→ WRITTEN PROBLEM: Render the material again word for word, skipping the pictures in it.

→ INFORMATION SHOWN:
※

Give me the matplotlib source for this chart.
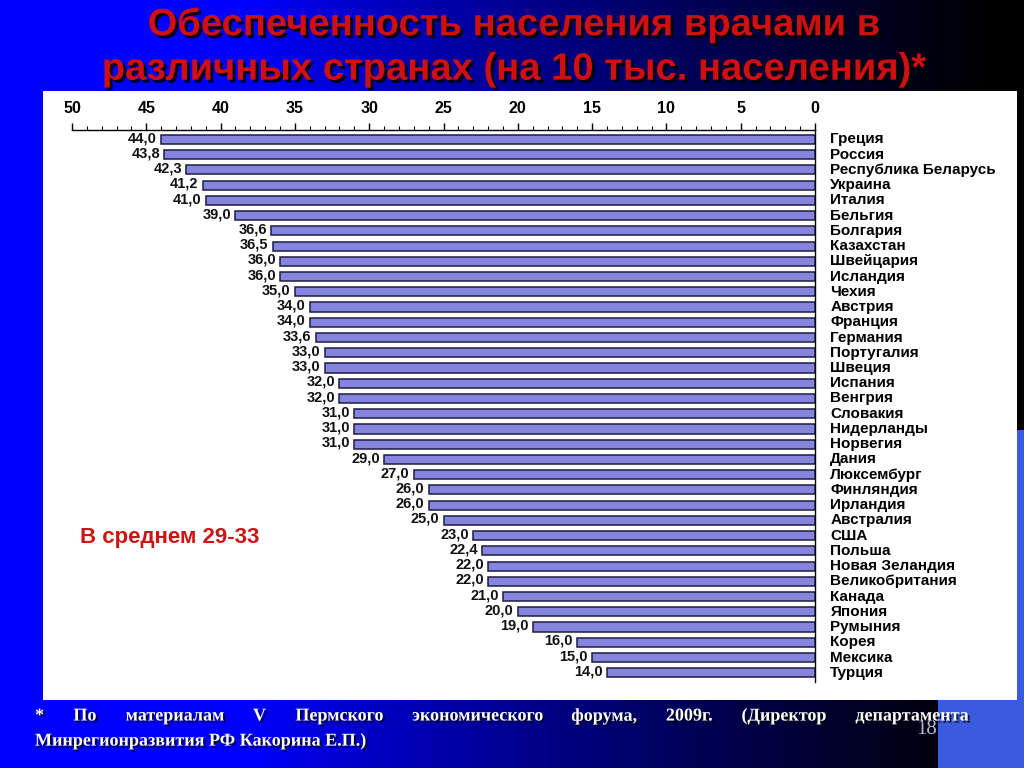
import numpy as np
import matplotlib
matplotlib.use("Agg")
import matplotlib.pyplot as plt
from matplotlib.patches import Rectangle
from matplotlib.ticker import MultipleLocator
import matplotlib.patheffects as pe

countries = ["Греция", "Россия", "Республика Беларусь", "Украина", "Италия",
             "Бельгия", "Болгария", "Казахстан", "Швейцария", "Исландия",
             "Чехия", "Австрия", "Франция", "Германия", "Португалия", "Швеция",
             "Испания", "Венгрия", "Словакия", "Нидерланды", "Норвегия", "Дания",
             "Люксембург", "Финляндия", "Ирландия", "Австралия", "США", "Польша",
             "Новая Зеландия", "Великобритания", "Канада", "Япония", "Румыния",
             "Корея", "Мексика", "Турция"]
values = [44.0, 43.8, 42.3, 41.2, 41.0, 39.0, 36.6, 36.5, 36.0, 36.0,
          35.0, 34.0, 34.0, 33.6, 33.0, 33.0, 32.0, 32.0, 31.0, 31.0, 31.0, 29.0,
          27.0, 26.0, 26.0, 25.0, 23.0, 22.4, 22.0, 22.0, 21.0, 20.0, 19.0,
          16.0, 15.0, 14.0]
x_ticks = [50, 45, 40, 35, 30, 25, 20, 15, 10, 5, 0]

title = "Обеспеченность населения врачами в\nразличных странах (на 10 тыс. населения)*"
note_text = "В среднем 29-33"
foot_line1 = "* По материалам V Пермского экономического форума, 2009г. (Директор департамента"
foot_line2 = "Минрегионразвития РФ Какорина Е.П.)"
page_no = "18"

W, H = 1024, 768
fig = plt.figure(figsize=(W / 100, H / 100), dpi=100)

# background gradient
bg = fig.add_axes([0, 0, 1, 1])
bg.set_xlim(0, W)
bg.set_ylim(H, 0)
bg.axis("off")
xs = np.linspace(0, 1, 512)
r = np.zeros_like(xs)
g = np.zeros_like(xs)
b = np.clip(1.0 - np.clip((xs - 0.25) / 0.72, 0, 1) ** 0.8, 0, 1)
grad = np.stack([r, g, b], axis=-1)[None, :, :]
grad = np.repeat(grad, 2, axis=0)
bg.imshow(grad, extent=[0, W, H, 0], aspect="auto", zorder=0)
bg.add_patch(Rectangle((938, 430), W - 938, H - 430, facecolor="#3a5ae0",
                       edgecolor="none", zorder=1))
bg.add_patch(Rectangle((43, 91), 1017 - 43, 700 - 91, facecolor="white",
                       edgecolor="none", zorder=2))

bg.text(514, 47, title, ha="center", va="center", fontsize=27.5,
        fontweight="bold", color="#d01010", linespacing=1.3,
        family=["Liberation Sans", "DejaVu Sans"],
        zorder=5,
        path_effects=[pe.withSimplePatchShadow(offset=(2, -2), shadow_rgbFace="black", alpha=0.9)])

bg.text(80, 537, note_text, ha="left", va="center", fontsize=16,
        fontweight="bold", color="#cc1414",
        family=["Liberation Sans", "DejaVu Sans"], zorder=5)

# footnote, justified first line
fig.canvas.draw()
renderer = fig.canvas.get_renderer()
words = foot_line1.split(" ")
fkw = dict(fontsize=13, fontweight="bold", color="white",
           family=["Liberation Serif", "DejaVu Serif"], zorder=5, va="center",
           path_effects=[pe.withSimplePatchShadow(offset=(1.5, -1.5), shadow_rgbFace="black", alpha=0.7)])
tmp = [bg.text(0, 716, w, ha="left", **fkw) for w in words]
widths = [t.get_window_extent(renderer).width for t in tmp]
x0, x1 = 35, 968
gap = (x1 - x0 - sum(widths)) / (len(words) - 1)
pos = x0
for t, wdt in zip(tmp, widths):
    t.set_x(pos)
    pos += wdt + gap
bg.text(35, 741, foot_line2, ha="left", **fkw)
bg.text(927, 729, page_no, ha="center", va="center", fontsize=15,
        color="#b0b8d8", family=["Liberation Serif", "DejaVu Serif"], zorder=4)

# chart
ax = fig.add_axes([72 / W, 1 - 681.9 / H, (815 - 72) / W, (681.9 - 130) / H])
ax.patch.set_alpha(0)
y = np.arange(len(values))
ax.barh(y, values, height=0.6, color="#8585e0", edgecolor="#1c1c40",
        linewidth=1.1, zorder=3)
ax.set_xlim(50, 0)
ax.set_ylim(35.6, -0.62)
ax.xaxis.tick_top()
ax.set_xticks(x_ticks)
ax.set_xticklabels([str(v) for v in x_ticks], fontsize=11.5, fontweight="bold",
                   family=["Liberation Sans", "DejaVu Sans"])
ax.xaxis.set_minor_locator(MultipleLocator(1))
ax.tick_params(axis="x", which="major", direction="out", length=5, width=1,
               pad=5, colors="black")
ax.tick_params(axis="x", which="minor", direction="out", length=3, width=0.8)
ax.set_yticks([])
for s in ["left", "bottom"]:
    ax.spines[s].set_visible(False)
ax.spines["top"].set_linewidth(1)
ax.spines["right"].set_linewidth(1)

for yi, v, c in zip(y, values, countries):
    ax.annotate(f"{v:.1f}".replace(".", ","), xy=(v, yi), xytext=(-3, 1),
                textcoords="offset points", ha="right", va="center",
                fontsize=10.5, fontweight="bold", color="#111111",
                family=["Liberation Sans", "DejaVu Sans"])
    ax.annotate(c, xy=(0, yi), xytext=(11, 0), textcoords="offset points",
                ha="left", va="center", fontsize=11, fontweight="bold",
                color="black", family=["Liberation Sans", "DejaVu Sans"],
                annotation_clip=False)

fig.savefig("out.png", dpi=100)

※

→ THE OUTPUT:
Give me the matplotlib source for this chart.
import numpy as np
import matplotlib
matplotlib.use("Agg")
import matplotlib.pyplot as plt
from matplotlib.patches import Rectangle
from matplotlib.ticker import MultipleLocator
import matplotlib.patheffects as pe

countries = ["Греция", "Россия", "Республика Беларусь", "Украина", "Италия",
             "Бельгия", "Болгария", "Казахстан", "Швейцария", "Исландия",
             "Чехия", "Австрия", "Франция", "Германия", "Португалия", "Швеция",
             "Испания", "Венгрия", "Словакия", "Нидерланды", "Норвегия", "Дания",
             "Люксембург", "Финляндия", "Ирландия", "Австралия", "США", "Польша",
             "Новая Зеландия", "Великобритания", "Канада", "Япония", "Румыния",
             "Корея", "Мексика", "Турция"]
values = [44.0, 43.8, 42.3, 41.2, 41.0, 39.0, 36.6, 36.5, 36.0, 36.0,
          35.0, 34.0, 34.0, 33.6, 33.0, 33.0, 32.0, 32.0, 31.0, 31.0, 31.0, 29.0,
          27.0, 26.0, 26.0, 25.0, 23.0, 22.4, 22.0, 22.0, 21.0, 20.0, 19.0,
          16.0, 15.0, 14.0]
x_ticks = [50, 45, 40, 35, 30, 25, 20, 15, 10, 5, 0]

title = "Обеспеченность населения врачами в\nразличных странах (на 10 тыс. населения)*"
note_text = "В среднем 29-33"
foot_line1 = "* По материалам V Пермского экономического форума, 2009г. (Директор департамента"
foot_line2 = "Минрегионразвития РФ Какорина Е.П.)"
page_no = "18"

W, H = 1024, 768
fig = plt.figure(figsize=(W / 100, H / 100), dpi=100)

# background gradient
bg = fig.add_axes([0, 0, 1, 1])
bg.set_xlim(0, W)
bg.set_ylim(H, 0)
bg.axis("off")
xs = np.linspace(0, 1, 512)
r = np.zeros_like(xs)
g = np.zeros_like(xs)
b = np.clip(1.0 - np.clip((xs - 0.25) / 0.72, 0, 1) ** 0.8, 0, 1)
grad = np.stack([r, g, b], axis=-1)[None, :, :]
grad = np.repeat(grad, 2, axis=0)
bg.imshow(grad, extent=[0, W, H, 0], aspect="auto", zorder=0)
bg.add_patch(Rectangle((938, 430), W - 938, H - 430, facecolor="#3a5ae0",
                       edgecolor="none", zorder=1))
bg.add_patch(Rectangle((43, 91), 1017 - 43, 700 - 91, facecolor="white",
                       edgecolor="none", zorder=2))

bg.text(514, 47, title, ha="center", va="center", fontsize=27.5,
        fontweight="bold", color="#d01010", linespacing=1.3,
        family=["Liberation Sans", "DejaVu Sans"],
        zorder=5,
        path_effects=[pe.withSimplePatchShadow(offset=(2, -2), shadow_rgbFace="black", alpha=0.9)])

bg.text(80, 537, note_text, ha="left", va="center", fontsize=16,
        fontweight="bold", color="#cc1414",
        family=["Liberation Sans", "DejaVu Sans"], zorder=5)

# footnote, justified first line
fig.canvas.draw()
renderer = fig.canvas.get_renderer()
words = foot_line1.split(" ")
fkw = dict(fontsize=13, fontweight="bold", color="white",
           family=["Liberation Serif", "DejaVu Serif"], zorder=5, va="center",
           path_effects=[pe.withSimplePatchShadow(offset=(1.5, -1.5), shadow_rgbFace="black", alpha=0.7)])
tmp = [bg.text(0, 716, w, ha="left", **fkw) for w in words]
widths = [t.get_window_extent(renderer).width for t in tmp]
x0, x1 = 35, 968
gap = (x1 - x0 - sum(widths)) / (len(words) - 1)
pos = x0
for t, wdt in zip(tmp, widths):
    t.set_x(pos)
    pos += wdt + gap
bg.text(35, 741, foot_line2, ha="left", **fkw)
bg.text(927, 729, page_no, ha="center", va="center", fontsize=15,
        color="#b0b8d8", family=["Liberation Serif", "DejaVu Serif"], zorder=4)

# chart
ax = fig.add_axes([72 / W, 1 - 681.9 / H, (815 - 72) / W, (681.9 - 130) / H])
ax.patch.set_alpha(0)
y = np.arange(len(values))
ax.barh(y, values, height=0.6, color="#8585e0", edgecolor="#1c1c40",
        linewidth=1.1, zorder=3)
ax.set_xlim(50, 0)
ax.set_ylim(35.6, -0.62)
ax.xaxis.tick_top()
ax.set_xticks(x_ticks)
ax.set_xticklabels([str(v) for v in x_ticks], fontsize=11.5, fontweight="bold",
                   family=["Liberation Sans", "DejaVu Sans"])
ax.xaxis.set_minor_locator(MultipleLocator(1))
ax.tick_params(axis="x", which="major", direction="out", length=5, width=1,
               pad=5, colors="black")
ax.tick_params(axis="x", which="minor", direction="out", length=3, width=0.8)
ax.set_yticks([])
for s in ["left", "bottom"]:
    ax.spines[s].set_visible(False)
ax.spines["top"].set_linewidth(1)
ax.spines["right"].set_linewidth(1)

for yi, v, c in zip(y, values, countries):
    ax.annotate(f"{v:.1f}".replace(".", ","), xy=(v, yi), xytext=(-3, 1),
                textcoords="offset points", ha="right", va="center",
                fontsize=10.5, fontweight="bold", color="#111111",
                family=["Liberation Sans", "DejaVu Sans"])
    ax.annotate(c, xy=(0, yi), xytext=(11, 0), textcoords="offset points",
                ha="left", va="center", fontsize=11, fontweight="bold",
                color="black", family=["Liberation Sans", "DejaVu Sans"],
                annotation_clip=False)

fig.savefig("out.png", dpi=100)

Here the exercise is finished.